Esta exigencia se plasmó, entre otras cosas, en una de las arengas que fue protagonista en el Movistar Arena: la vieja insistencia en la familia como núcleo de la sociedad. Pero esto no es más que la imposición forzosa de una forma de organización social en particular, invocando la tradición, la cual restringe la libertad de quienes prefieren organizarse de otra manera. De hecho, la familia jugó un rol tan protagónico el domingo que incluso sirvió como metáfora para justificar las cualificaciones del propio De la Espriella para gobernar. Una y otra vez, se insistía en su destreza como gobernante con base en sus aptitudes como padre de familia. Se trata al fin y al cabo de una apelación al concepto del patriarca para justificar la legitimidad de un aspirante a gobernarnos.

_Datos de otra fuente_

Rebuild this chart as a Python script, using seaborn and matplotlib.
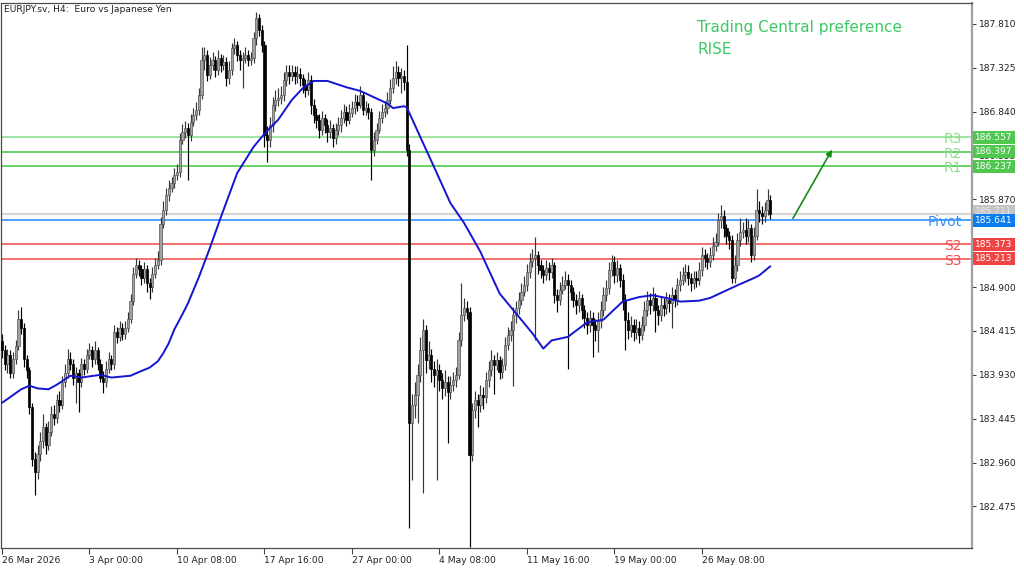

En suma, la cosmovisión que prevaleció el domingo fue una visión camandulera, moralista y confrontativa, más no deliberativa ni pluralista, de la democracia. El tono confrontativo fue reforzado por una serie de apelaciones al enfrentamiento militar. Peor aún, el animal que De la Espriella adoptó como símbolo, el tigre, goza de un lugar privilegiado en la cultura popular precisamente por su carácter violento y guerrerista. A la postre, el domingo, como en los rituales de antaño, también fuimos testigos de la transformación de un hombre en animal. Otra muestra de que nos parecemos mucho más de lo que nos gustaría a esas sociedades que con tanta prepotencia llamamos premodernas.